**THE PROBLEM**:
Copy the data exactly; pictures stay out of the copy.

**SOURCE EXCERPT**:
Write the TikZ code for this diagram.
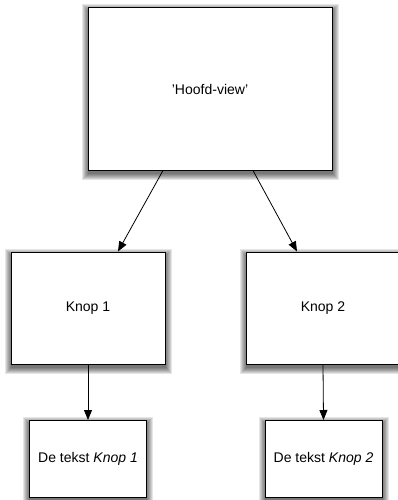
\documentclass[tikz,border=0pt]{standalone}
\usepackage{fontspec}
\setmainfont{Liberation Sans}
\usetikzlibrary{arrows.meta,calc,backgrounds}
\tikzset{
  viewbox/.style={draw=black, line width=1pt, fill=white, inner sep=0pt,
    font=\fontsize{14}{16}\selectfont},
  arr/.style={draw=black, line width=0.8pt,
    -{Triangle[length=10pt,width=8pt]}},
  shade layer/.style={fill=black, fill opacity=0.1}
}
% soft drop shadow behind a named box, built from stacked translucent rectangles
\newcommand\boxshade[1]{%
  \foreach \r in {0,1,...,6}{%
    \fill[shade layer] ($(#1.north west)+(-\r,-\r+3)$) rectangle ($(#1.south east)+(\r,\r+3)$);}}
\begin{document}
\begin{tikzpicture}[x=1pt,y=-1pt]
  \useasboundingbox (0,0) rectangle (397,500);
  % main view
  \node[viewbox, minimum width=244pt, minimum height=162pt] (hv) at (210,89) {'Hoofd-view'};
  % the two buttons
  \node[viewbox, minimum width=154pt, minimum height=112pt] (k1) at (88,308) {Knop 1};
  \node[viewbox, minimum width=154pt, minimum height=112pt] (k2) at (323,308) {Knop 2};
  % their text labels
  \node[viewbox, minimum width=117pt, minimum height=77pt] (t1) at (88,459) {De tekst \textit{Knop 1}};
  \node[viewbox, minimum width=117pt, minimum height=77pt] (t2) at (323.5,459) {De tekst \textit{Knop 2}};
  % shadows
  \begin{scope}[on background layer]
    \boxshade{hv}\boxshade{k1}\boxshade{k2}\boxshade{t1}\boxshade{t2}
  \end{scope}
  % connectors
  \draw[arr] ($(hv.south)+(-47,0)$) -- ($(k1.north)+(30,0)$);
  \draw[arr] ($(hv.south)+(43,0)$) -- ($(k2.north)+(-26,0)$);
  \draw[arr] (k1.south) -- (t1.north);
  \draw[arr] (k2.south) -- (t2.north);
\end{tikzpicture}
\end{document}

**OUTPUT BELOW**:
Write the TikZ code for this diagram.
\documentclass[tikz,border=0pt]{standalone}
\usepackage{fontspec}
\setmainfont{Liberation Sans}
\usetikzlibrary{arrows.meta,calc,backgrounds}
\tikzset{
  viewbox/.style={draw=black, line width=1pt, fill=white, inner sep=0pt,
    font=\fontsize{14}{16}\selectfont},
  arr/.style={draw=black, line width=0.8pt,
    -{Triangle[length=10pt,width=8pt]}},
  shade layer/.style={fill=black, fill opacity=0.1}
}
% soft drop shadow behind a named box, built from stacked translucent rectangles
\newcommand\boxshade[1]{%
  \foreach \r in {0,1,...,6}{%
    \fill[shade layer] ($(#1.north west)+(-\r,-\r+3)$) rectangle ($(#1.south east)+(\r,\r+3)$);}}
\begin{document}
\begin{tikzpicture}[x=1pt,y=-1pt]
  \useasboundingbox (0,0) rectangle (397,500);
  % main view
  \node[viewbox, minimum width=244pt, minimum height=162pt] (hv) at (210,89) {'Hoofd-view'};
  % the two buttons
  \node[viewbox, minimum width=154pt, minimum height=112pt] (k1) at (88,308) {Knop 1};
  \node[viewbox, minimum width=154pt, minimum height=112pt] (k2) at (323,308) {Knop 2};
  % their text labels
  \node[viewbox, minimum width=117pt, minimum height=77pt] (t1) at (88,459) {De tekst \textit{Knop 1}};
  \node[viewbox, minimum width=117pt, minimum height=77pt] (t2) at (323.5,459) {De tekst \textit{Knop 2}};
  % shadows
  \begin{scope}[on background layer]
    \boxshade{hv}\boxshade{k1}\boxshade{k2}\boxshade{t1}\boxshade{t2}
  \end{scope}
  % connectors
  \draw[arr] ($(hv.south)+(-47,0)$) -- ($(k1.north)+(30,0)$);
  \draw[arr] ($(hv.south)+(43,0)$) -- ($(k2.north)+(-26,0)$);
  \draw[arr] (k1.south) -- (t1.north);
  \draw[arr] (k2.south) -- (t2.north);
\end{tikzpicture}
\end{document}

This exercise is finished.